Selain penembakan binatang ternak, tim TPF juga menemukan kejanggalan oknum aparat yang menyiksa korbanya gara-gara jaga malam dan gara-gara sengketa tanah dan masalah utang-piutang. Bahkan, ada korban hilang nyawanya karena tidak memenuhi permintaan aparat, seperti Kepala Desa Leubok Mane, Kecamatan Tanah Jambo Aye Geusyik Hasyem. Ia tewas setelah menolak permintaan oknum aparat. Sedangkan Geusyik Samidan, Kepala Desa Padang Meuria, lolos dari cengkeraman maut setelah memberikan uang Rp 5 juta lebih.

Dilarang mengadu

Lain lagi ditemukan TPF di Kecamatan Samudera Geudong. Janda Nek Mariah (60) yang lebih dikenal dengan sebutan Nek Pulo, penduduk Desa Kampung Baro, kehilangan anaknya Mohd Saleh (33) ketika dilancarkan pemeriksaan KTP di Cunda tahun 1990 lalu. Korban ditangkap dan sampai sekarang tidak diketahui ke mana dibawa, namun janda miskin ini tidak mau membuat laporan kepada tim TPF, dengan alasan dilarang oleh uknum anggota DPRD Tk-II Aceh Utara.

Koordinator Tim, TS Sani, dan beberapa anggotanya mencoba berikan pengertian pada Nek Pulo tentang maksud dan tujuan tim diturunkan Bupati Aceh Utara. Namun, janda itu tetap membungkem seribu bahasa. "Saya diamanahkan oleh Bapak DPRD, kasus ini tidak dilaporkan kepada orang lain karena yang sah adalah DPR, lainnya semua bohong," kata janda itu yang membuat tim TPF pulang dengan tangan hampa.

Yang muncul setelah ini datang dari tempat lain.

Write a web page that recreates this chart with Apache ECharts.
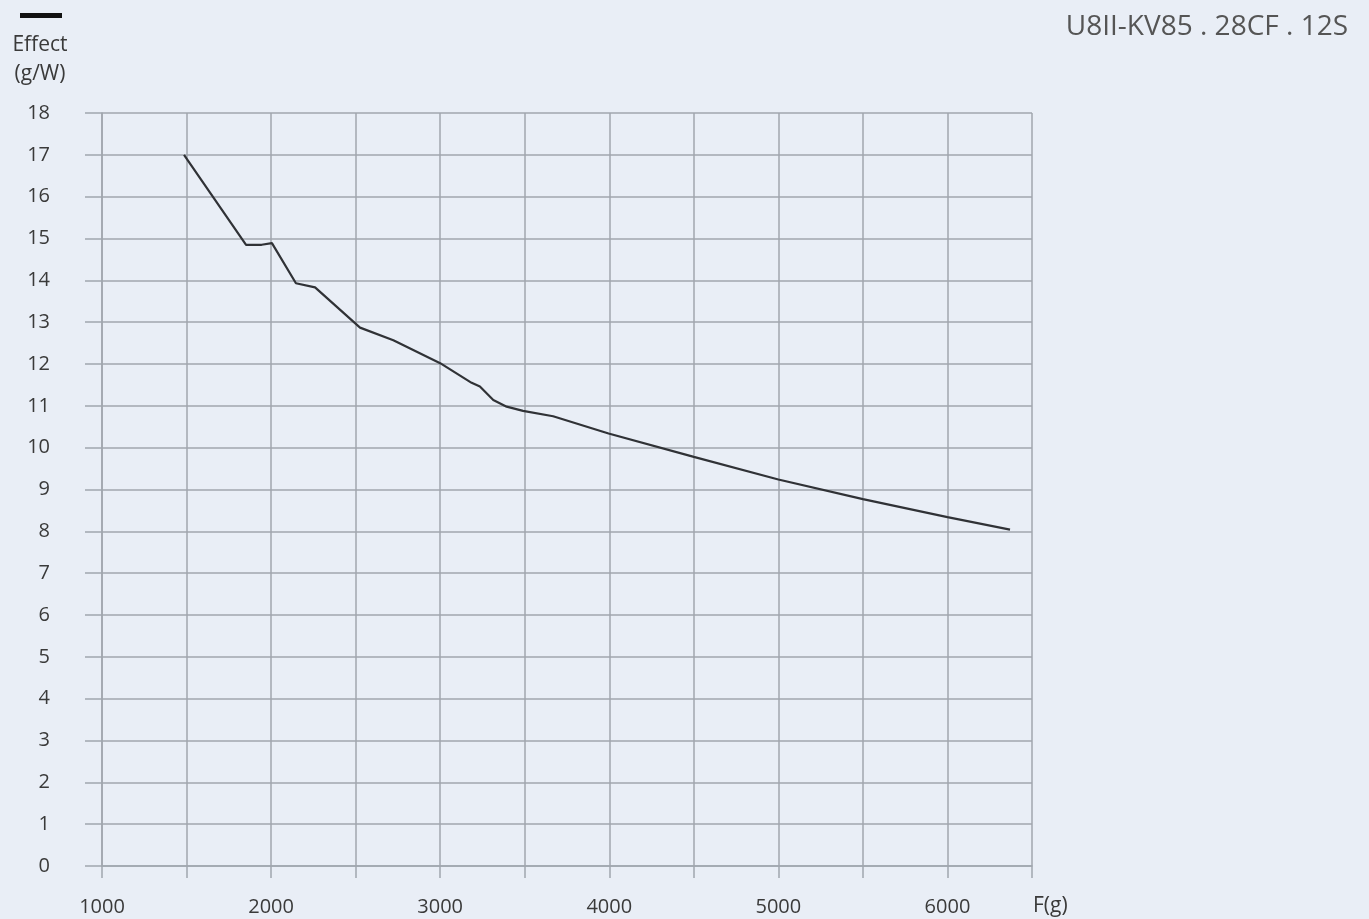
<!DOCTYPE html>
<html>
<head>
<meta charset="utf-8">
<script src="https://cdn.jsdelivr.net/npm/echarts@6/dist/echarts.min.js"></script>
<style>
html,body{margin:0;padding:0;background:#e9eef6;}
#chart{width:1369px;height:919px;}
</style>
</head>
<body>
<div id="chart"></div>
<script>
const titleText = 'U8II-KV85 . 28CF . 12S';
const seriesName = 'Effect';
const yAxisName = 'Effect\n(g/W)';
const xAxisName = 'F(g)';
const forceG = [1485, 1852, 1944, 2005, 2147, 2260, 2526, 2723, 3000, 3186, 3235, 3314, 3393, 3490, 3668, 3996, 4500, 5000, 5500, 6000, 6370];
const effect = [17.0, 14.85, 14.85, 14.89, 13.93, 13.83, 12.87, 12.57, 12.02, 11.55, 11.46, 11.14, 10.98, 10.88, 10.75, 10.34, 9.78, 9.24, 8.77, 8.34, 8.04];

const gridColor = '#a0a6ae';
const labelColor = '#3a3a3a';
const font = 'Open Sans';

const chart = echarts.init(document.getElementById('chart'));
chart.setOption({
  backgroundColor: '#e9eef6',
  animation: false,
  textStyle: { fontFamily: font },
  title: {
    text: titleText, right: 16, top: 8,
    textStyle: { fontSize: 28, fontWeight: 'normal', color: '#555', fontFamily: font }
  },
  legend: {
    left: 20, top: 13, padding: 0, icon: 'rect', itemWidth: 42, itemHeight: 5,
    data: [seriesName], formatter: () => '', textStyle: { fontSize: 1 }
  },
  grid: { left: 102, right: 337, top: 113, bottom: 53, containLabel: false },
  xAxis: {
    type: 'value', min: 1000, max: 6500, interval: 500,
    name: xAxisName, nameLocation: 'end', nameGap: 1,
    nameTextStyle: { fontSize: 21, color: labelColor, verticalAlign: 'top', align: 'left', padding: [30, 0, 0, 0] },
    axisLine: { show: true, lineStyle: { color: gridColor, width: 1.5 } },
    axisTick: { show: true, length: 12, lineStyle: { color: gridColor, width: 1.5 } },
    axisLabel: {
      fontSize: 20, color: labelColor, margin: 31,
      formatter: v => (v % 1000 === 0 ? String(v) : '')
    },
    splitLine: { show: true, lineStyle: { color: gridColor, width: 1.5 } }
  },
  yAxis: {
    type: 'value', min: 0, max: 18, interval: 1,
    name: yAxisName, nameLocation: 'end', nameGap: 24,
    nameTextStyle: { fontSize: 21, color: labelColor, lineHeight: 29, align: 'center', padding: [0, 124, 0, 0] },
    axisLine: { show: true, lineStyle: { color: gridColor, width: 1.5 } },
    axisTick: { show: true, length: 17, lineStyle: { color: gridColor, width: 1.5 } },
    axisLabel: { fontSize: 20, color: labelColor, margin: 52 },
    splitLine: { show: true, lineStyle: { color: gridColor, width: 1.5 } }
  },
  series: [{
    name: seriesName, type: 'line', showSymbol: false, symbol: 'none',
    data: forceG.map((x, i) => [x, effect[i]]),
    lineStyle: { color: '#303236', width: 2.2 },
    itemStyle: { color: '#111' }
  }]
});
</script>
</body>
</html>
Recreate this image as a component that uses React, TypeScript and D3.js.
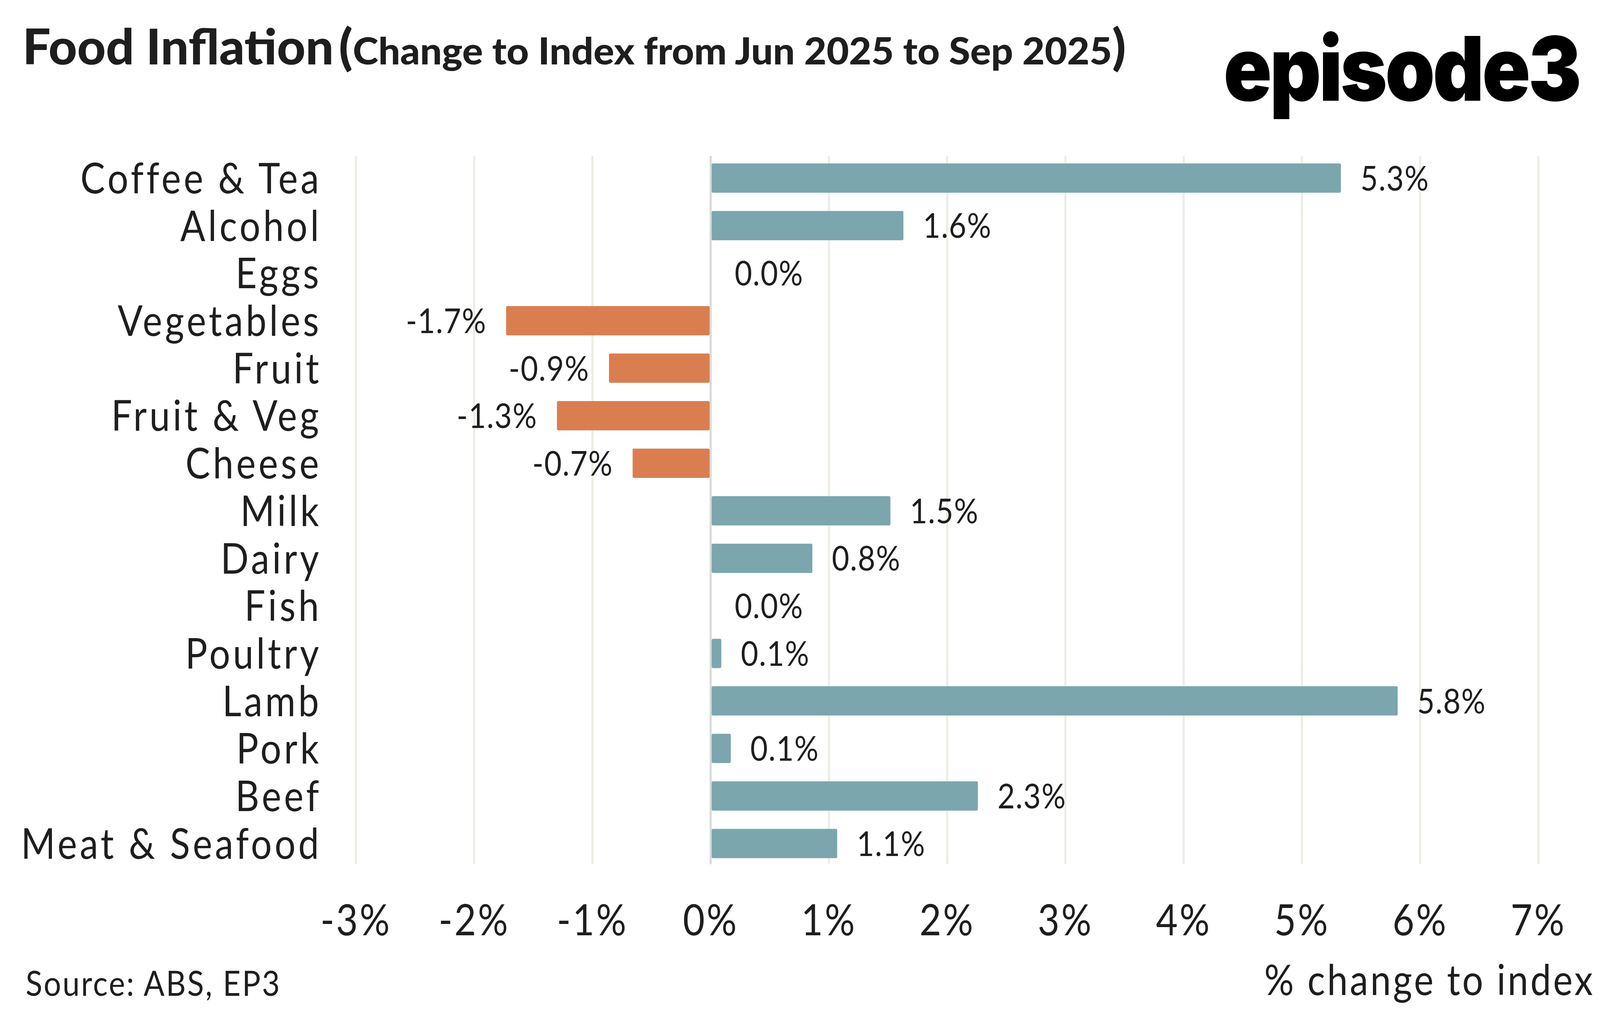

Namun Kepala Desa Kampung Baro M Tahar, membenarkan anak Nek Pulo hilang diculik tahun 1990 dan akhirnya TPF mengambil keterangan Kades dalam kasus itu. TS Sani, sebagai koordinator Tim B-2 menyesali sikap oknum yang menakut-nakuti Nek Pulo. Seharusnya hal itu tidak perlu terjadi dalam pendataan kasus ini demi harkat dan martabat pemerintah daerah, kata TS Sani.